In this ninety-second example, the two cues partly overlap, with the first ending before the second ends and the second starting before the first ends. This therefore is not a WebVMT file using only nested cues.

Known Issues

This section captures issues which have been identified, but are not fully documented in this explanatory specification.

As the specification develops, issues will be moved out of this section and included elsewhere in the document, until it is no longer needed and is completely removed.

Planned Features

This section lists potential features which have been identified during the development process, but have not yet matured to a full design specification.

Features which appear in this section warrant further investigation, but are not guaranteed to appear in the final specification.

Markers

An image linked to and displayed at an offset from a geolocation.

Labels

A text string linked to and displayed at an offset from a geolocation.

Tile Shortcuts

Shortcuts to popular tile URLs for easy access and to help avoid URL syntax errors.

Layers

Syntax to allow more than one layer of map tiles to be specified, e.g. 'map' and 'satellite' layers.
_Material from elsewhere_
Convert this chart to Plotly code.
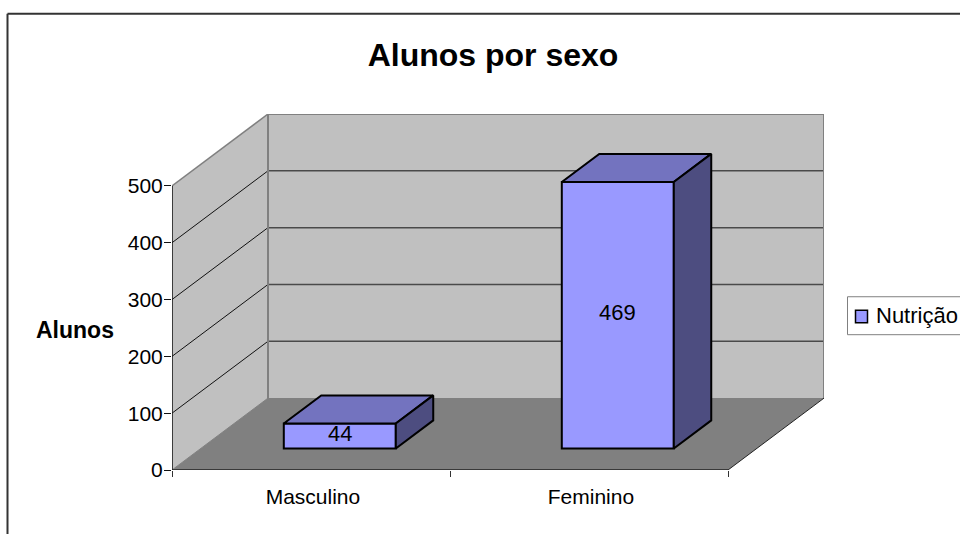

This should be functional, but remain lightweight.

Multiple APIs

The current tech demo is based on the Leaflet API, but should be broadened to support other web map APIs, e.g. Open Layers.

A hot-swap feature would allow users to switch API on-the-fly to take advantage of the unique features supported by different APIs, e.g. Street View.

Camera Direction

Camera orientation may not match the direction of travel, or may be dynamic, e.g. for Augmented Reality.

Data Sync

Mobile video devices often collect additional data, e.g. drones can be used as sensor platforms and dashcams record vehicle telemetry such as speed and acceleration.

Allowing the option to embed XML data within cues would permit synchronisation of arbitrary data with location and video without compromising interoperability, in a similar fashion to the GPX <extension> element.

Co-ordinate Reference Systems

Although originally conceived for Earth-based use, spatial data in other environments could be accommodated by specifying the co-ordinate reference system. For example, location on another planet, e.g. Mars, or in an artifical environment, e.g. a video game.

Planned Interfaces

This section lists interfaces which have been identified during the development process, but have not yet matured to a full design specification.

VMTCue Interface

Expose WebVMT Cues in the DOM API, based on the HTML5 DataCue interface. For example:

              [Exposed=Window,
              Constructor(double startTime, double endTime, DOMString text),
              Constructor(double startTime, DOMString text)]
              interface VMTCue : DataCue {
                attribute boolean noEndTime;
              };
            

This is analogous to the VTTCue interface.

VMTMap Interface

Expose WebVMT Maps in the DOM API. For example:

              [Exposed=Window,
              Constructor]
              interface VMTMap {
                attribute double centerLat;
                attribute double centerLng;
                attribute double zoomRad;
                attribute object getMap;
              };
            

This is analogous to the VTTRegion interface.